Martin-Simon laissa échapper un geste d’impatience.

— Je vous ai déjà dit, père prieur, répondit-il avec humeur, que vous étiez dans une grave erreur en ce qui me concerne, et qu’il m’était impossible de flatter vos bizarres espérances… Mais nos jeunes gens ont fini leur léger repas, et il est temps de partir.

Le prieur, avant de laisser sortir les étrangers, les conduisit devant le grand crucifix qui était le principal ornement du parloir. Il s’agenouilla dévotement lui-même ; Ernestine et Martin-Simon se signèrent, pendant que le chevalier de Peyras s’inclinait légèrement pour la forme. Cette cérémonie religieuse terminée, les hôtes du Lautaret se disposaient à prendre congé, lorsque le vieux moine leur fit faire une nouvelle station devant le tronc qui était scellé dans la muraille, près de la porte, et balbutia quelques mots latins ; les voyageurs comprirent que c’était un appel à leur charité.

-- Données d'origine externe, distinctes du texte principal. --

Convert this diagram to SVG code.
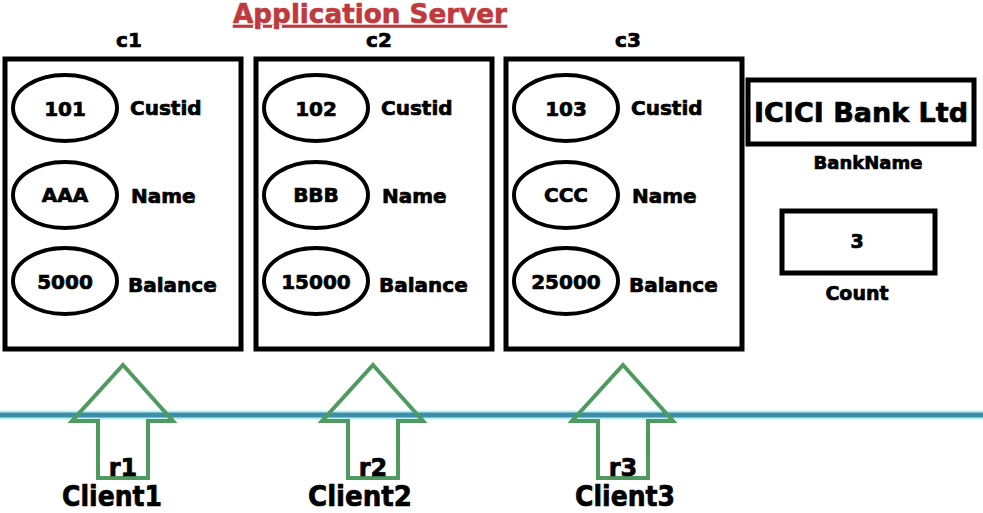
<svg xmlns="http://www.w3.org/2000/svg" width="983" height="513" viewBox="0 0 983 513">
<defs>
<style>
text{font-family:"DejaVu Sans","Liberation Sans",Arial,sans-serif;font-weight:bold;fill:#000;stroke:#000;stroke-width:0.7;paint-order:stroke}
.box{fill:#fff;stroke:#000;stroke-width:5}
.ell{fill:#fff;stroke:#000;stroke-width:4}
.v{font-size:20px;text-anchor:middle}
.l{font-size:20px}
.t{font-size:20px;text-anchor:middle}
.arrow{fill:none;stroke:#4f9a5f;stroke-width:4;stroke-linejoin:miter}
.r{font-size:24px;text-anchor:middle}
.cl{font-size:28px;text-anchor:middle}
</style>
<g id="objtpl">
<rect class="box" x="5" y="59" width="236" height="290"/>
<ellipse class="ell" cx="65" cy="108" rx="52" ry="33"/>
<ellipse class="ell" cx="65" cy="195" rx="52" ry="33"/>
<ellipse class="ell" cx="65" cy="281" rx="52" ry="33"/>
<text class="l" x="130" y="115">Custid</text>
<text class="l" x="131" y="203">Name</text>
<text class="l" x="128" y="292">Balance</text>
</g>
<path id="arr" class="arrow" d="M123,365 L173,421 L148,421 L148,478 L98,478 L98,421 L72,421 Z"/>
</defs>
<rect width="983" height="513" fill="#fff"/>
<text id="title" x="370" y="23" text-anchor="middle" font-size="26" style="fill:#c0393d;stroke:#c0393d;stroke-width:0.6;text-decoration:underline" textLength="274" lengthAdjust="spacingAndGlyphs">Application Server</text>

<g id="c1">
<text class="t" x="129" y="47">c1</text>
<use href="#objtpl"/>
<text class="v" x="65" y="116">101</text>
<text class="v" x="65" y="202">AAA</text>
<text class="v" x="65" y="289">5000</text>
</g>
<g id="c2" transform="translate(251,0)">
<text class="t" x="128" y="47">c2</text>
<use href="#objtpl"/>
<text class="v" x="65" y="116">102</text>
<text class="v" x="65" y="202">BBB</text>
<text class="v" x="65" y="289">15000</text>
</g>
<g id="c3" transform="translate(501,0)">
<text class="t" x="127" y="47">c3</text>
<use href="#objtpl"/>
<text class="v" x="65" y="116">103</text>
<text class="v" x="65" y="202">CCC</text>
<text class="v" x="65" y="289">25000</text>
</g>

<g id="bankname">
<rect class="box" x="748" y="80" width="226" height="64"/>
<text x="861" y="122" font-size="27" text-anchor="middle">ICICI Bank Ltd</text>
<text x="868" y="169" font-size="18" text-anchor="middle">BankName</text>
</g>
<g id="count">
<rect class="box" x="782" y="211" width="153" height="62"/>
<text x="857" y="248" font-size="19" text-anchor="middle">3</text>
<text x="857" y="300" font-size="19" text-anchor="middle">Count</text>
</g>

<g id="connectors">
<line x1="0" y1="415" x2="983" y2="415" stroke="#b8f0f4" stroke-width="9"/>
<line x1="0" y1="415" x2="983" y2="415" stroke="#3d8ea6" stroke-width="5"/>
<use href="#arr"/>
<use href="#arr" transform="translate(250,0)"/>
<use href="#arr" transform="translate(500,0)"/>
</g>

<g id="client1">
<text class="r" x="123" y="476">r1</text>
<text class="cl" x="112" y="506" textLength="100" lengthAdjust="spacingAndGlyphs">Client1</text>
</g>
<g id="client2">
<text class="r" x="373" y="476">r2</text>
<text class="cl" x="360" y="506" textLength="104" lengthAdjust="spacingAndGlyphs">Client2</text>
</g>
<g id="client3">
<text class="r" x="623" y="476">r3</text>
<text class="cl" x="625" y="506" textLength="100" lengthAdjust="spacingAndGlyphs">Client3</text>
</g>
</svg>
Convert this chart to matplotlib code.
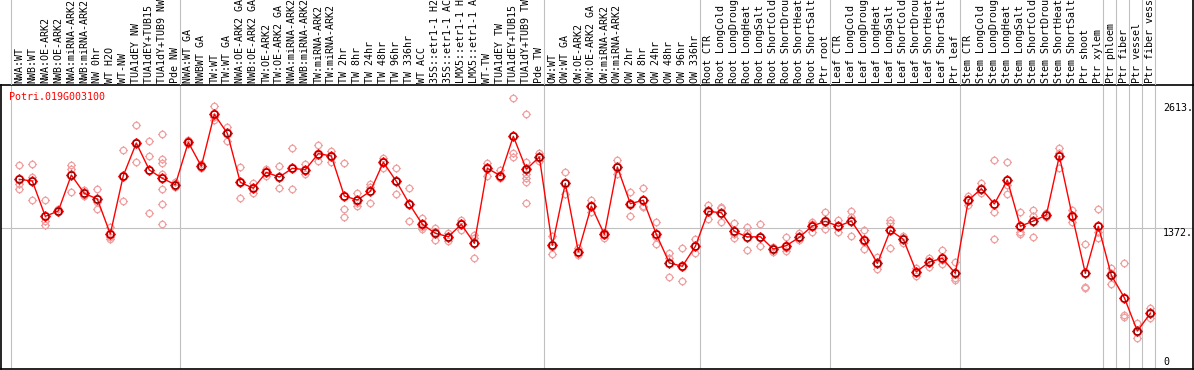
import matplotlib
matplotlib.use('Agg')
import matplotlib.pyplot as plt
from matplotlib.path import Path
from matplotlib.transforms import blended_transform_factory

# --- data ---
gene_id = 'Potri.019G003100'

sample_labels = [
    'NWA:WT', 'NWB:WT', 'NWA:OE-ARK2', 'NWB:OE-ARK2', 'NWA:miRNA-ARK2',
    'NWB:miRNA-ARK2', 'NW 0hr', 'WT H2O', 'WT-NW', 'TUA1dEY NW',
    'TUA1dEY+TUB15 NW', 'TUA1dY+TUB9 NW', 'Pde NW', 'NWA:WT GA', 'NWBWT GA',
    'TW:WT', 'TW:WT GA', 'NWA:OE-ARK2 GA', 'NWB:OE-ARK2 GA', 'TW:OE-ARK2',
    'TW:OE-ARK2 GA', 'NWA:miRNA-ARK2 GA', 'NWB:miRNA-ARK2 GA', 'TW:miRNA-ARK2',
    'TW:miRNA-ARK2 GA', 'TW 2hr', 'TW 8hr', 'TW 24hr', 'TW 48hr', 'TW 96hr',
    'TW 336hr', 'WT ACC', '35S::etr1-1 H2O', '35S::etr1-1 ACC',
    'LMX5::etr1-1 H2O', 'LMX5::etr1-1 ACC', 'WT-TW', 'TUA1dEY TW',
    'TUA1dEY+TUB15 TW', 'TUA1dY+TUB9 TW', 'Pde TW', 'OW:WT', 'OW:WT GA',
    'OW:OE-ARK2', 'OW:OE-ARK2 GA', 'OW:miRNA-ARK2', 'OW:miRNA-ARK2 GA',
    'OW 2hr', 'OW 8hr', 'OW 24hr', 'OW 48hr', 'OW 96hr', 'OW 336hr',
    'Root CTR', 'Root LongCold', 'Root LongDrought', 'Root LongHeat',
    'Root LongSalt', 'Root ShortCold', 'Root ShortDrought', 'Root ShortHeat',
    'Root ShortSalt', 'Ptr root', 'Leaf CTR', 'Leaf LongCold',
    'Leaf LongDrought', 'Leaf LongHeat', 'Leaf LongSalt', 'Leaf ShortCold',
    'Leaf ShortDrought', 'Leaf ShortHeat', 'Leaf ShortSalt', 'Ptr leaf',
    'Stem CTR', 'Stem LongCold', 'Stem LongDrought', 'Stem LongHeat',
    'Stem LongSalt', 'Stem ShortCold', 'Stem ShortDrought', 'Stem ShortHeat',
    'Stem ShortSalt', 'Ptr shoot', 'Ptr xylem', 'Ptr phloem', 'Ptr fiber',
    'Ptr vessel', 'Ptr fiber vessel',
]

mean_values = [
    1876, 1859, 1496, 1551, 1920, 1732, 1674, 1315, 1914, 2249,
    1972, 1887, 1821, 2256, 2010, 2544, 2349, 1845, 1784, 1948,
    1900, 1989, 1975, 2140, 2116, 1705, 1664, 1753, 2051, 1856,
    1623, 1414, 1322, 1287, 1414, 1219, 1989, 1914, 2318, 1979,
    2106, 1198, 1835, 1133, 1602, 1311, 2003, 1626, 1661, 1311,
    1017, 983, 1188, 1547, 1533, 1342, 1284, 1287, 1160, 1195,
    1281, 1397, 1445, 1394, 1448, 1250, 1013, 1353, 1260, 927,
    1027, 1065, 911, 1661, 1780, 1623, 1869, 1394, 1448, 1510,
    2116, 1496, 911, 1394, 890, 660, 318, 500,
]

replicate_values = [
    [2023, 1828, 1773], [2033, 1897, 1661], [1661, 1448, 1407],
    [1570, 1540, 1545], [2023, 1979, 1743], [1766, 1715, 1705],
    [1773, 1646, 1568], [1390, 1287, 1260], [2177, 1912, 1653],
    [2431, 2263, 2051], [2270, 2116, 1530],
    [2338, 2085, 2041, 1928, 1777, 1623, 1414],
    [1852, 1818, 1794], [2276, 2256, 2235], [2030, 2010, 1990],
    [2629, 2519, 2485], [2413, 2365, 2273], [2003, 1852, 1681],
    [1841, 1784, 1736], [1982, 1948, 1910], [2013, 1903, 1784],
    [2194, 1996, 1773], [2030, 1972, 1931], [2229, 2126, 2061],
    [2170, 2119, 2058], [2041, 1571, 1486], [1736, 1630, 1605],
    [1828, 1800, 1630], [2099, 2051, 1996], [1989, 1856, 1722],
    [1784, 1623, 1448], [1482, 1390, 1366], [1373, 1338, 1253],
    [1322, 1287, 1243], [1458, 1424, 1356], [1304, 1270, 1065],
    [2041, 2006, 1913], [1972, 1914, 1887], [2708, 2143, 2108],
    [2544, 2058, 1972, 1928, 1887, 1852, 1630],
    [2143, 2106, 2065], [1297, 1184, 1106], [1948, 1835, 1722],
    [1174, 1133, 1099], [1664, 1602, 1544], [1338, 1304, 1277],
    [2078, 2003, 1928], [1746, 1630, 1500], [1787, 1605, 1595],
    [1435, 1287, 1212], [1116, 1071, 870], [1171, 979, 829],
    [1266, 1188, 1116], [1612, 1544, 1472], [1595, 1578, 1438],
    [1431, 1311, 1270], [1383, 1322, 1147], [1417, 1287, 1188],
    [1184, 1160, 1133], [1281, 1167, 1143], [1322, 1281, 1253],
    [1435, 1414, 1332], [1541, 1435, 1366], [1455, 1394, 1332],
    [1551, 1493, 1294], [1353, 1236, 1157], [1082, 1003, 955],
    [1458, 1424, 1174], [1297, 1260, 1219], [969, 921, 886],
    [1072, 1024, 976], [1150, 1048, 1006], [1024, 866, 842],
    [1708, 1661, 1612], [1835, 1780, 1733], [2075, 1537, 1263],
    [2051, 1818, 1722], [1541, 1338, 1315], [1561, 1503, 1287],
    [1527, 1510, 1493], [2201, 2143, 1989], [1561, 1493, 1435],
    [1212, 773, 757], [1568, 1338, 1270], [962, 911, 798],
    [1013, 483, 459], [397, 311, 243], [558, 500, 449],
]

# gray separators are drawn right after these sample indices (-1 = left edge)
group_ends = [-1, 12, 40, 52, 62, 72, 83, 84, 85, 86, 87]

axis_marks = [2613, 1372, 0]
axis_mark_text = ['2613.', '1372.', '0']

# --- figure layout (pixel based) ---
W, H = 1194, 370
fig = plt.figure(figsize=(W / 100, H / 100), dpi=100)

x_lo, x_hi = -1.408, 90.28
y_lo, y_hi = -72, 2845

ax = fig.add_axes([1 / W, 1 / H, 1192 / W, 284 / H])
ax_lab = fig.add_axes([1 / W, 285 / H, 1192 / W, 85 / H])

mono = 'DejaVu Sans Mono'
grid_gray = '#c0c0c0'

# marker: circle with four little ticks, like the original bitmap glyph
circle = Path.unit_circle()
ticks = []
for dx, dy in [(1, 0), (-1, 0), (0, 1), (0, -1)]:
    ticks.append(Path([(dx * 1.0, dy * 1.0), (dx * 1.4, dy * 1.4)],
                      [Path.MOVETO, Path.LINETO]))
tick_circle = Path.make_compound_path(circle, *ticks)

# separators in both the plot and the label strip
for k in group_ends:
    ax.axvline(k + 0.38, color=grid_gray, lw=0.8, zorder=0)
    ax_lab.axvline(k + 0.38, color=grid_gray, lw=0.8, zorder=0)

ax.axhline(1372, color=grid_gray, lw=0.8, zorder=0)

# replicates
rep_x = []
rep_y = []
for i, reps in enumerate(replicate_values):
    for v in reps:
        rep_x.append(i)
        rep_y.append(v)
ax.plot(rep_x, rep_y, linestyle='none', marker=tick_circle, ms=6.4,
        mfc='none', mec='#f0a0a0', mew=0.9, zorder=2)

# mean line + markers
xs = list(range(len(mean_values)))
ax.plot(xs, mean_values, color='red', lw=1, zorder=3)
ax.plot(xs, mean_values, linestyle='none', marker=tick_circle, ms=7.6,
        mfc='none', mec='red', mew=1.2, zorder=4)
ax.plot(xs, mean_values, linestyle='none', marker='o', ms=4.8,
        mfc='none', mec='#500000', mew=0.5, zorder=5)

ax.set_xlim(x_lo, x_hi)
ax.set_ylim(y_lo, y_hi)
ax.set_xticks([])
ax.set_yticks([])
for s in ax.spines.values():
    s.set_linewidth(1.2)
    s.set_color('black')

ax.text(0.007, 0.957, gene_id, transform=ax.transAxes, color='red',
        fontfamily=mono, fontsize=7.2, ha='left', va='center')

# right side value marks
yt = blended_transform_factory(ax.transAxes, ax.transData)
for v, t in zip(axis_marks, axis_mark_text):
    va = 'top' if v == 1372 else 'center'
    ax.text(0.9748, v, t, transform=yt, fontfamily=mono, fontsize=7.2,
            ha='left', va=va, color='black')

# sample labels strip
ax_lab.set_xlim(x_lo, x_hi)
ax_lab.set_ylim(0, 1)
ax_lab.set_xticks([])
ax_lab.set_yticks([])
for side in ['top', 'left', 'bottom']:
    ax_lab.spines[side].set_visible(False)
ax_lab.spines['right'].set_linewidth(1.2)
ax_lab.patch.set_alpha(0)

for i, lab in enumerate(sample_labels):
    ax_lab.text(i, 0.0235, lab, rotation=90, ha='center', va='bottom',
                fontfamily=mono, fontsize=7.2, color='black')

fig.savefig('out.png', dpi=100)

Marcellin s’empressa de porter la main à la poche de sa veste, et, autant par générosité naturelle que par le désir peut-être de s’assurer la bienveillance des hospitaliers, il tira deux pièces d’or qu’il plaça ostensiblement dans le coffre. Le prieur s’inclina, mais ne donna aucune marque d’étonnement, comme le chevalier l’attendait peut-être en raison de la valeur de l’offrande.

Pendant ce temps, Martin-Simon semblait chercher sa bourse de l’air d’un paysan avare qui s’exécute à regret pour payer son écot ; il réunit dans sa main ce qu’il put trouver de monnaie dans ses poches, et vida le tout dans le tronc de l’hospice. Malgré les précautions qu’il prit pour cacher la valeur de son aumône, le reflet d’une lampe et le son du métal le trahirent : c’était une poignée d’or que ce singulier paysan venait de verser dans la boîte aux offrandes.